Posts Tagged ‘Spike Lee’
If you’ve ever watched NBC’s new show “Who Do You Think You Are?” you’ll have an idea of the kind of advice career consultant Nancy Anderson dishes up in Work with Passion in Midlife and Beyond (New World Library, 2010). The popular television series helps celebrities do research about their ancestors, often tracing their roots back more than a century. Typically these household names learn something surprising, like Sarah Jessica Parker’s connection to a young woman accused of witchcraft during the trials in Salem, Mass., or director Spike Lee’s likely ties to a Southern slave owner.

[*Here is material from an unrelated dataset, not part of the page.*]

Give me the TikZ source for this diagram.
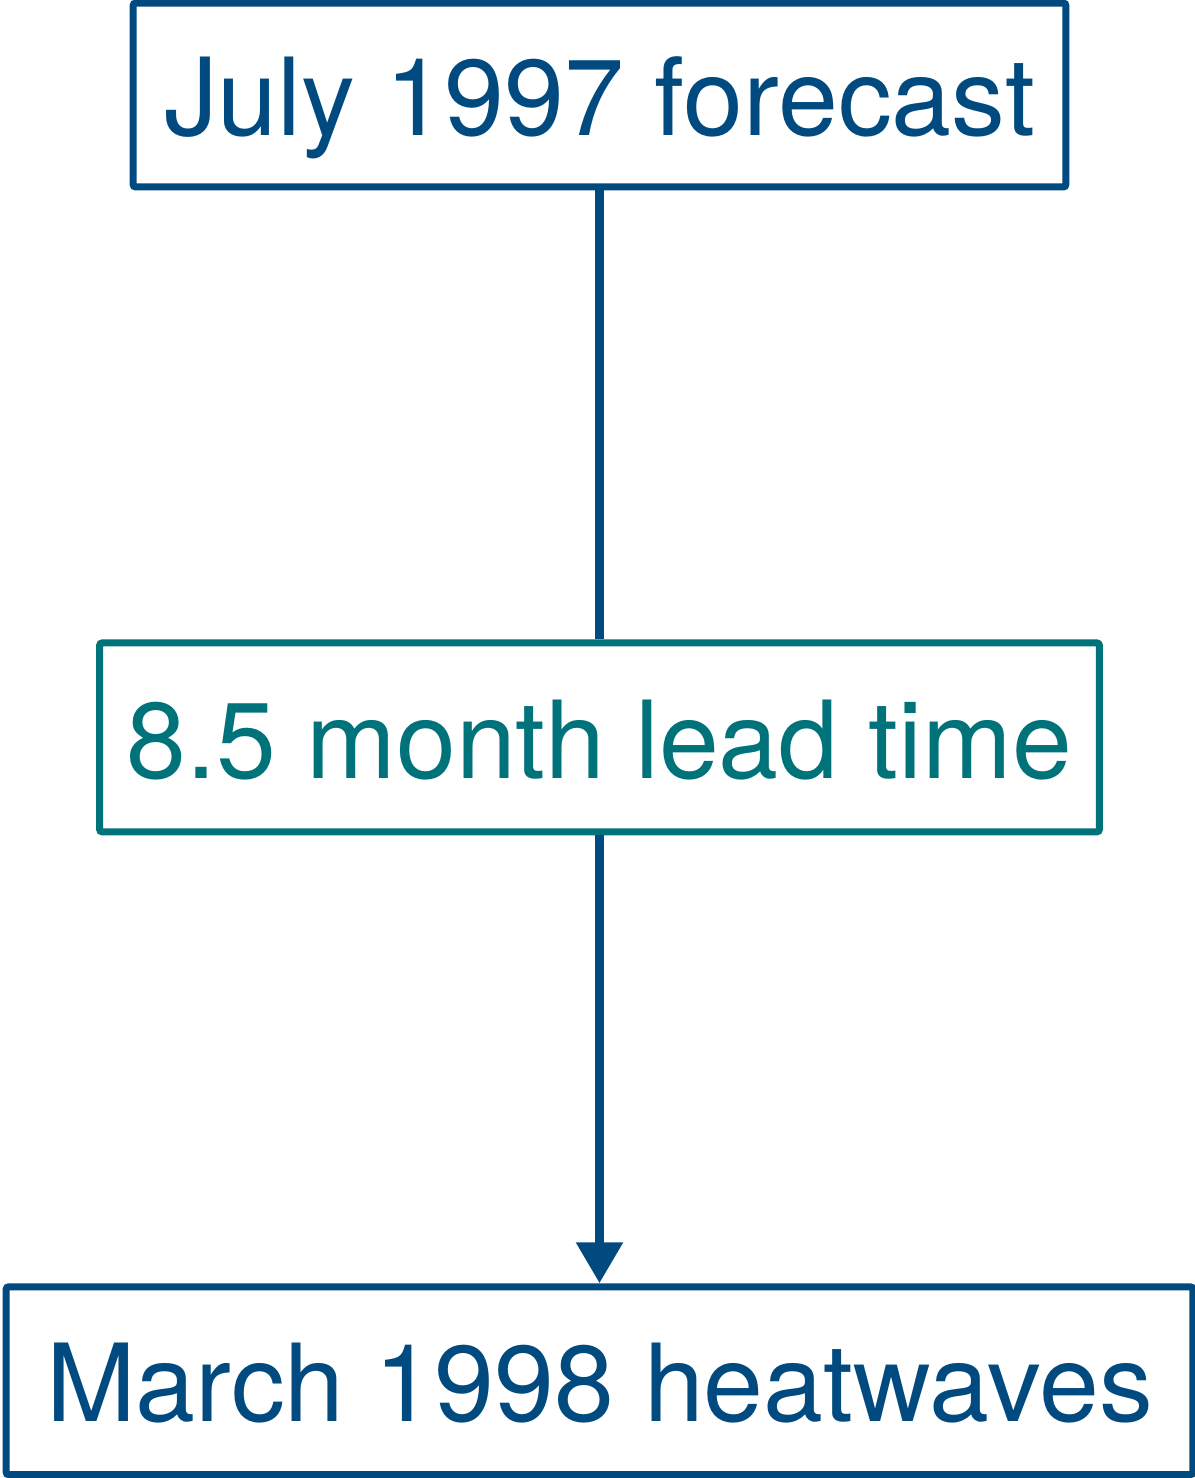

Anderson believes that people who are unfulfilled at work need to look backwards, too. In fact, she challenges readers to write their own autobiography, and to start by examining their parents’ and grandparents’ attitudes about money, work, and relationships. Why examine your family history? Anderson claims this exercise helps you identify patterns that you might have picked up along the way - good and bad – and figure out where they originated.
Anderson recommends that all fledgling memoirists refer to their relatives by first name only (“Ellen” rather than “mom,” for example), as a way to view their influences in a more objective light. “They will become people, not relatives,” she says, and “You can declare a moratorium on the stuff that doesn’t work for you.”
To help put the less productive influences of history behind you, Anderson suggests focusing your energies on your own strengths, values, and needs. Strengths are what you do easily and well. Values are the ways you consistently tackle problems when you are successful. Needs are the intangibles that you find emotionally satisfying, such as autonomy, creative challenges, and variety.
Finally, write down some goals to help you move towards a more satisfying worklife, but keep them small. “Change that lasts is, of necessity, a slow, gradual process,” she writes. If you select tasks that can be accomplished in a reasonable time period, you will become more accustomed to winning, she says. And that’s a habit you can happily pass down to future generations.